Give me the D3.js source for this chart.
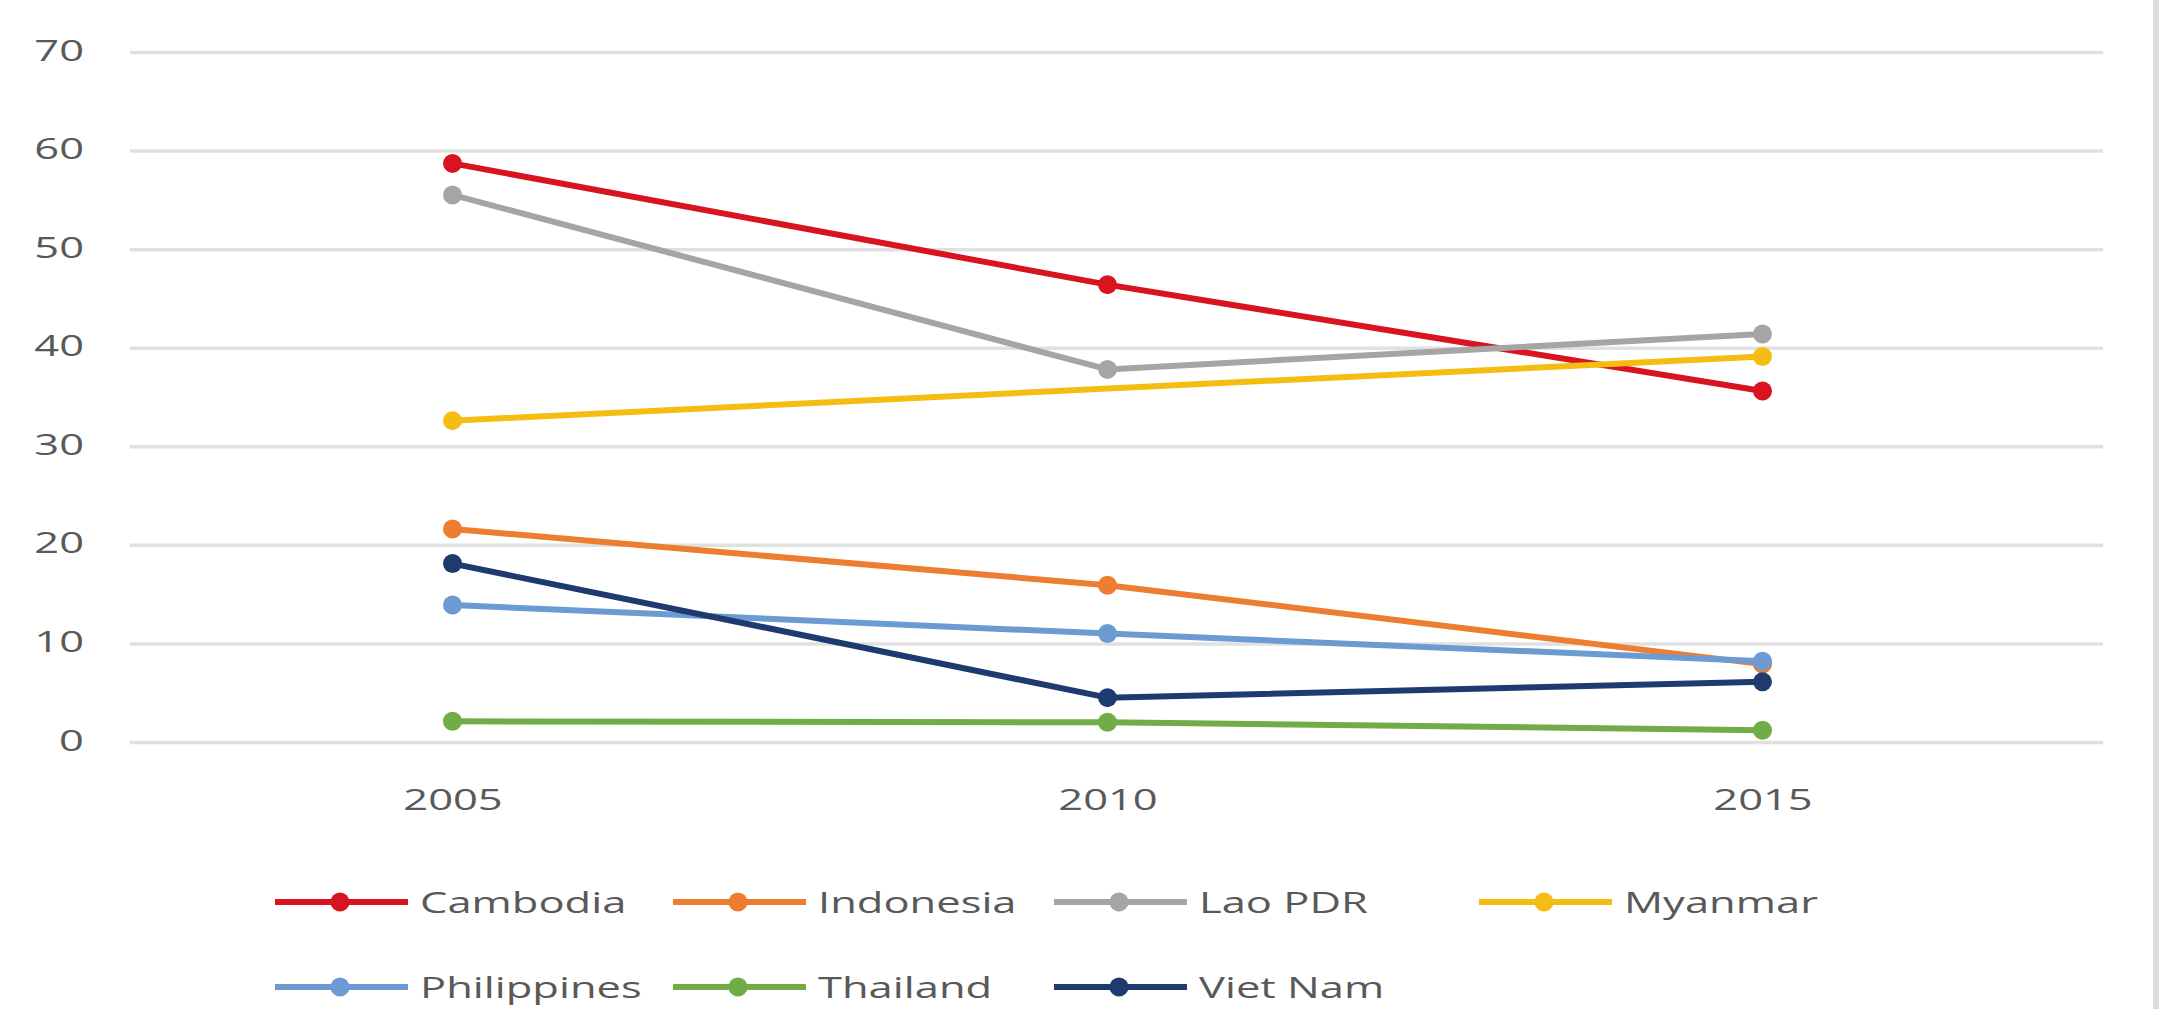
<!DOCTYPE html>
<html>
<head>
<meta charset="utf-8">
<script src="https://cdn.jsdelivr.net/npm/d3@7"></script>
<style>
  html, body { margin: 0; padding: 0; background: #ffffff; }
  svg { display: block; }
  text { font-family: "Open Sans", "Noto Sans", sans-serif; fill: #595959; }
</style>
</head>
<body>
<svg id="chart" width="2173" height="1009"></svg>
<script>
// Years on the category axis
const years = ["2005", "2010", "2015"];

// One value per year for each country (null = no figure for that year)
const cambodia    = [58.7, 46.4, 35.6];
const indonesia   = [21.6, 15.9, 7.9];
const laoPDR      = [55.5, 37.8, 41.4];
const myanmar     = [32.6, null, 39.1];
const philippines = [13.9, 11.0, 8.2];
const thailand    = [2.1, 2.0, 1.2];
const vietNam     = [18.1, 4.5, 6.1];

// Value axis ticks
const yTicks = [0, 10, 20, 30, 40, 50, 60, 70];

const seriesNames  = ["Cambodia", "Indonesia", "Lao PDR", "Myanmar", "Philippines", "Thailand", "Viet Nam"];
const seriesValues = [cambodia, indonesia, laoPDR, myanmar, philippines, thailand, vietNam];
const seriesColors = ["#d7141f", "#ed7d31", "#a5a5a5", "#f5bd12", "#6b9bd2", "#70ad47", "#1f3a6e"];

// missing years are skipped, so the line joins the neighbouring points
const series = seriesNames.map((name, i) => ({
  name,
  color: seriesColors[i],
  points: years
    .map((yr, j) => ({ year: yr, value: seriesValues[i][j] }))
    .filter(p => p.value !== null)
}));

const svg = d3.select("#chart");
const textScaleX = 1.5;   // wide lettering used throughout the chart
const fontSize = 29;

const gridLeft = 130, gridRight = 2103;
const x = d3.scalePoint().domain(years).range([125, 2090]).padding(0.5);
const y = d3.scaleLinear().domain([0, 70]).range([742, 52]);

// light frame on the right side
svg.append("line")
  .attr("x1", 2156).attr("x2", 2156).attr("y1", 0).attr("y2", 1009)
  .attr("stroke", "#dcdcdc").attr("stroke-width", 6);

// horizontal gridlines + value labels
const yAxis = d3.axisLeft(y)
  .tickValues(yTicks)
  .tickSize(-(gridRight - gridLeft))
  .tickPadding(0)
  .tickFormat(d3.format("d"));

const gAxis = svg.append("g")
  .attr("transform", `translate(${gridLeft},0)`)
  .call(yAxis);
gAxis.select(".domain").remove();
gAxis.selectAll(".tick line")
  .attr("stroke", "#e0e0e0")
  .attr("stroke-width", 3.5);
gAxis.selectAll(".tick text")
  .attr("x", null)
  .attr("dy", null)
  .attr("text-anchor", "end")
  .attr("font-size", fontSize)
  .attr("font-family", "Open Sans, Noto Sans, sans-serif")
  .attr("fill", "#636363")
  .attr("transform", `translate(${84 - gridLeft},8) scale(${textScaleX},1)`);

// category labels
const xAxis = d3.axisBottom(x).tickSize(0).tickPadding(0);
const gX = svg.append("g").attr("transform", "translate(0,742)").call(xAxis);
gX.select(".domain").remove();
gX.selectAll(".tick text")
  .attr("y", null)
  .attr("dy", null)
  .attr("text-anchor", "middle")
  .attr("font-size", fontSize)
  .attr("font-family", "Open Sans, Noto Sans, sans-serif")
  .attr("fill", "#636363")
  .attr("transform", `translate(0,68) scale(${textScaleX},1)`);

// series lines and markers
const line = d3.line().x(d => x(d.year)).y(d => y(d.value));
const gSeries = svg.append("g");
series.forEach(s => {
  gSeries.append("path")
    .datum(s.points)
    .attr("d", line)
    .attr("fill", "none")
    .attr("stroke", s.color)
    .attr("stroke-width", 6)
    .attr("stroke-linejoin", "round");
  gSeries.selectAll(null)
    .data(s.points)
    .join("circle")
    .attr("cx", d => x(d.year))
    .attr("cy", d => y(d.value))
    .attr("r", 9.5)
    .attr("fill", s.color);
});

// legend: two rows, four columns
const legendCols = [420, 818, 1199, 1624];
const legendRows = [902, 987];
const legend = svg.append("g");
series.forEach((s, i) => {
  const tx = legendCols[i % 4];
  const ty = legendRows[Math.floor(i / 4)];
  const g = legend.append("g");
  g.append("line")
    .attr("x1", tx - 145).attr("x2", tx - 12)
    .attr("y1", ty).attr("y2", ty)
    .attr("stroke", s.color).attr("stroke-width", 6);
  g.append("circle")
    .attr("cx", tx - 80).attr("cy", ty).attr("r", 9.5)
    .attr("fill", s.color);
  g.append("text")
    .attr("transform", `translate(${tx},${ty + 11}) scale(${textScaleX},1)`)
    .attr("font-size", fontSize)
    .attr("fill", "#636363")
    .text(s.name);
});
</script>
</body>
</html>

> Requirements: Pictures are excluded; extract exactly the lines from the start of the data through the line that holds "const fontSize = 29;", both ends included.

> The solution:
Give me the D3.js source for this chart.
<!DOCTYPE html>
<html>
<head>
<meta charset="utf-8">
<script src="https://cdn.jsdelivr.net/npm/d3@7"></script>
<style>
  html, body { margin: 0; padding: 0; background: #ffffff; }
  svg { display: block; }
  text { font-family: "Open Sans", "Noto Sans", sans-serif; fill: #595959; }
</style>
</head>
<body>
<svg id="chart" width="2173" height="1009"></svg>
<script>
// Years on the category axis
const years = ["2005", "2010", "2015"];

// One value per year for each country (null = no figure for that year)
const cambodia    = [58.7, 46.4, 35.6];
const indonesia   = [21.6, 15.9, 7.9];
const laoPDR      = [55.5, 37.8, 41.4];
const myanmar     = [32.6, null, 39.1];
const philippines = [13.9, 11.0, 8.2];
const thailand    = [2.1, 2.0, 1.2];
const vietNam     = [18.1, 4.5, 6.1];

// Value axis ticks
const yTicks = [0, 10, 20, 30, 40, 50, 60, 70];

const seriesNames  = ["Cambodia", "Indonesia", "Lao PDR", "Myanmar", "Philippines", "Thailand", "Viet Nam"];
const seriesValues = [cambodia, indonesia, laoPDR, myanmar, philippines, thailand, vietNam];
const seriesColors = ["#d7141f", "#ed7d31", "#a5a5a5", "#f5bd12", "#6b9bd2", "#70ad47", "#1f3a6e"];

// missing years are skipped, so the line joins the neighbouring points
const series = seriesNames.map((name, i) => ({
  name,
  color: seriesColors[i],
  points: years
    .map((yr, j) => ({ year: yr, value: seriesValues[i][j] }))
    .filter(p => p.value !== null)
}));

const svg = d3.select("#chart");
const textScaleX = 1.5;   // wide lettering used throughout the chart
const fontSize = 29;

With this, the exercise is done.